Q: Tax Playa, I really don't want to bother with the foreign earned income exclusion. Can I just take a tax credit for foreign income taxes paid?
Moyra, Alexandria VA
A: The foreign tax credit is sometimes a good option for people in higher-tax jurisdictions than the U.S. Knowing whether to claim the exclusion or the credit involves running the numbers both ways and seeing which one works better for you. The credit is also ideal for foreign unearned income like interest and dividends...
For more information on the foreign tax credit, consult IRS Publication 512, Foreign Tax Credit for Individuals.
For the purposes of this discussion, I will assume either of the following:
- You are not claiming the foreign earned income exclusion either because you have no foreign earned income or have chosen to waive the exclusion, or
- You have claimed the foreign earned income exclusion, and would like to use the foreign tax credit to offset double taxation on unearned income and earned income that could not be excluded.

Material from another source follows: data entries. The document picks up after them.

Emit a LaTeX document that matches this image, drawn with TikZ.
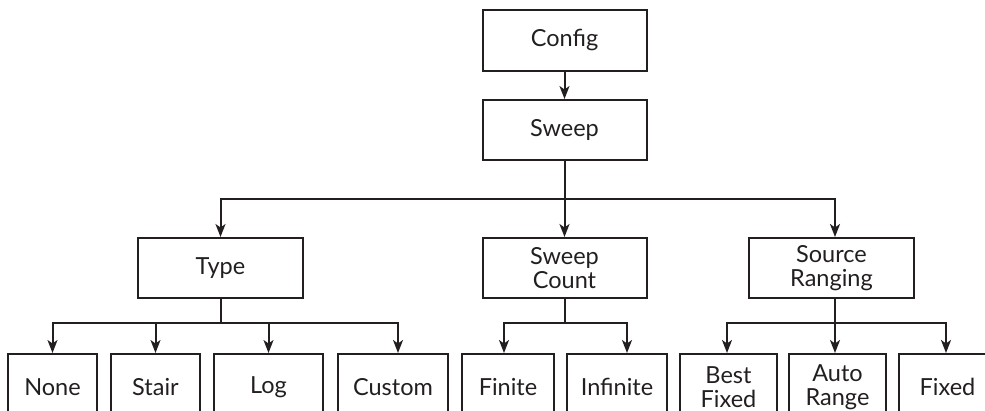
\documentclass[tikz,border=0pt]{standalone}
\usepackage{fontspec}
\setmainfont{Lato}
\usetikzlibrary{arrows.meta,calc}
\definecolor{ink}{HTML}{231F20}
\begin{document}
\begin{tikzpicture}[x=1pt,y=-1pt,
  box/.style={draw=ink,line width=2pt,text=ink,align=center,inner sep=0pt,
    font=\fontsize{23.5}{24}\selectfont},
  arr/.style={draw=ink,line width=2pt,-{Stealth[length=13pt,width=10pt,inset=3.5pt]}},
  ln/.style={draw=ink,line width=2pt}]
\useasboundingbox (0,0) rectangle (985,411);
% top
\node[box,minimum width=164pt,minimum height=61pt] (config) at (564.5,40.5) {Config};
\node[box,minimum width=164pt,minimum height=60pt] (sweep) at (564.5,130) {Sweep};
% middle
\node[box,minimum width=165pt,minimum height=60pt] (type) at (220.5,268) {Type};
\node[box,minimum width=164pt,minimum height=60pt] (sc) at (564.5,268) {Sweep\\Count};
\node[box,minimum width=165pt,minimum height=60pt] (src) at (831.5,268) {Source\\Ranging};
% bottom
\node[box,minimum width=89pt,minimum height=66pt] (none) at (52.5,387) {None};
\node[box,minimum width=89pt,minimum height=66pt] (stair) at (155.5,387) {Stair};
\node[box,minimum width=109pt,minimum height=66pt] (log) at (268.5,387) {Log};
\node[box,minimum width=110pt,minimum height=66pt] (custom) at (393,387) {Custom};
\node[box,minimum width=92pt,minimum height=66pt] (finite) at (508,387) {Finite};
\node[box,minimum width=100pt,minimum height=66pt] (infinite) at (617,387) {Infinite};
\node[box,minimum width=97pt,minimum height=66pt] (best) at (728.5,387) {Best\\Fixed};
\node[box,minimum width=97pt,minimum height=66pt] (auto) at (837.5,387) {Auto\\Range};
\node[box,minimum width=97pt,minimum height=66pt] (fixed) at (947.5,387) {Fixed};
% connectors
\draw[arr] (config) -- (sweep);
\draw[arr] (sweep) -- (sc);
\coordinate (j1) at (564.5,199);
\draw[arr] (j1) -| (type.north);
\draw[arr] (j1) -| ([xshift=3.5pt]src.north);
% type branch
\coordinate (j2) at (220.5,323);
\draw[ln] (type.south) -- (j2);
\draw[arr] (j2) -| (none.north);
\draw[arr] (j2) -| (stair.north);
\draw[arr] (j2) -| (log.north);
\draw[arr] (j2) -| ([xshift=5pt]custom.north);
% sweep count branch
\coordinate (j3) at (564.5,323);
\draw[ln] (sc.south) -- (j3);
\draw[arr] (j3) -| ([xshift=-4pt]finite.north);
\draw[arr] (j3) -| ([xshift=10pt]infinite.north);
% source ranging branch
\coordinate (j4) at (835,323);
\draw[ln] ([xshift=3.5pt]src.south) -- (j4);
\draw[arr] (j4) -| ([xshift=-1.5pt]best.north);
\draw[arr] (j4) -- ([xshift=-2.5pt]auto.north);
\draw[arr] (j4) -| ([xshift=-1.5pt]fixed.north);
\end{tikzpicture}
\end{document}
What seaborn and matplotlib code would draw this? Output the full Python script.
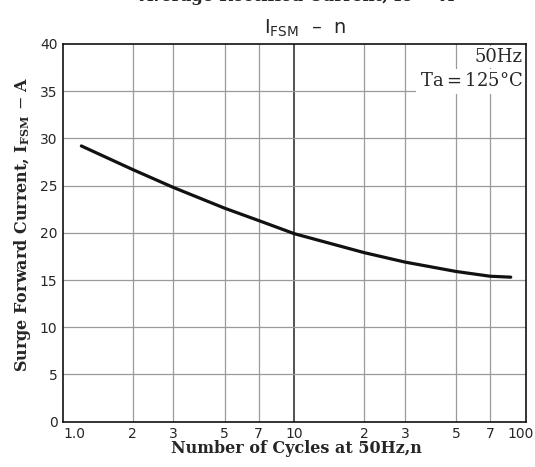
import matplotlib
matplotlib.use("Agg")
import matplotlib.pyplot as plt
import matplotlib.transforms as mtransforms
import seaborn as sns
import pandas as pd

# curve
cycles = [1.2, 2, 3, 5, 7, 10, 20, 30, 50, 70, 86]
surge_current = [29.2, 26.7, 24.8, 22.6, 21.3, 19.9, 17.9, 16.9, 15.9, 15.4, 15.3]

x_ticks = [1, 2, 3, 5, 7, 10, 20, 30, 50, 70, 100]
x_tick_labels = ['1.0', '2', '3', '5', '7', '10', '2', '3', '5', '7', '100']
y_ticks = [0, 5, 10, 15, 20, 25, 30, 35, 40]

df = pd.DataFrame({'n': cycles, 'ifsm': surge_current})

sns.set_style('white')
plt.rcParams['font.family'] = ['DejaVu Sans']

fig = plt.figure(figsize=(5.35, 4.67), dpi=100)
ax = fig.add_axes([0.1178, 0.0972, 0.8652, 0.8086])

sns.lineplot(data=df, x='n', y='ifsm', ax=ax, color='#111111', linewidth=2.3)

ax.set_xscale('log')
ax.set_xlim(1, 100)
ax.set_ylim(0, 40)
ax.set_xticks(x_ticks)
ax.set_xticklabels(x_tick_labels)
ax.minorticks_off()
ax.set_yticks(y_ticks)
ax.tick_params(length=0, labelsize=10, pad=4)
xlabels = ax.get_xticklabels()
xlabels[0].set_ha('left')
# nudge "100" so it hangs past the right edge like the scan, but stays on canvas
xlabels[-1].set_transform(xlabels[-1].get_transform() +
                          mtransforms.ScaledTranslation(-5 / 100, 0, fig.dpi_scale_trans))

for x in x_ticks[1:-1]:
    c = '#222222' if x == 10 else '#9a9a9a'
    ax.axvline(x, color=c, linewidth=1.1 if x == 10 else 0.9, zorder=0)
for y in y_ticks[1:-1]:
    ax.axhline(y, color='#9a9a9a', linewidth=0.9, zorder=0)

for s in ax.spines.values():
    s.set_color('#111111')
    s.set_linewidth(1.2)
    s.set_zorder(6)

ax.set_xlabel('')
ax.set_ylabel('')

serif = ['DejaVu Serif']
fig.text(0.555, 0.040, 'Number of Cycles at 50Hz,n', ha='center', va='center',
         fontsize=11.5, fontweight='bold', family=serif)
fig.text(0.042, 0.52, r'Surge Forward Current, I$_\mathregular{FSM}$ $-$ A', ha='center',
         va='center', rotation=90, fontsize=11.5, fontweight='bold', family=serif)
fig.text(0.57, 0.94, r'I$_\mathregular{FSM}$  –  n', ha='center', va='center', fontsize=14)
fig.text(0.555, 0.998, 'Average Rectified Current, Io — A', ha='center', va='baseline',
         fontsize=12, fontweight='bold', family=serif)

ax.text(0.993, 0.99, '50Hz', transform=ax.transAxes, ha='right', va='top', fontsize=13,
        family=serif, zorder=4, bbox=dict(facecolor='white', edgecolor='none', pad=1.5))
ax.text(0.993, 0.925, 'Ta$=$125°C', transform=ax.transAxes, ha='right', va='top', fontsize=13,
        family=serif, zorder=4, bbox=dict(facecolor='white', edgecolor='none', pad=2.5))

fig.savefig('out.png', dpi=100)
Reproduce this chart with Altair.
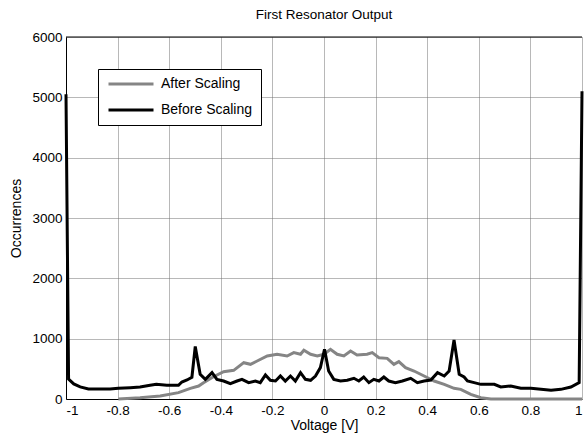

U.S. citizens and resident aliens are liable to pay taxes on total worldwide income. This can create a double-taxation situation if another country also taxes the same income. The foreign tax credit is one way of making sure that as little money as possible is subject to double-taxation.
If you pay foreign taxes, you can choose either to deduct it as an itemized deduction, or take a credit for it. It is normally much more lucrative to take the credit.
Eligible taxes to deduct include foreign income taxes, foreign real estate taxes on a primary residence, and foreign taxes paid in connection with a trade or business. The only eligible tax for the foreign tax credit is foreign income tax.
Claiming the Credit
Claiming the credit involves filing a Form 1116. The only time this is not true is if the income in question is passive, has all been reported on 1099-INTs and 1099-DIVs, and the amount of the income is less than $300 ($600 if married filing jointly). In that case, the credit is simply written into the return.
The credit is limited to the product of your U.S. tax liability multiplied by the percentage of your income that is foreign. For instance, if you earned 40% of your income overseas and had U.S. tax of $10,000, the foreign tax credit for you cannot exceed $4000. To make this even more difficult, your various kinds of income must each individually apply this test.
For most people, the "baskets" of income break down into several categories:
- Passive income (dividends, interest, rents, royalties, non-business capital gains, annuities, etc.)
- General limitation income (earned income, virtually anything else).
Therefore, most people face about two foreign tax credit limits: their passive income tax times the percentage of their passive income that is foreign; and their other income tax times the percentage of their other income that is foreign.
If you have a foreign capital loss or foreign capital gain, the annual capital loss amount and the lower capital gains tax rates must be taken into effect. This is so complicated that I won't even try to explain it. Software is a must.
If the US has a tax treaty with a foreign nation, the rules there apply. In general, these treaties allow a good deal of income to avoid double-taxation.
Disallowed foreign tax credits (because of all the ratio-ing above) can be carried back for one year and forward for up to ten years. Carry-backs and carry-forwards that mix married filing jointly and other returns have to allocate properly between spouses.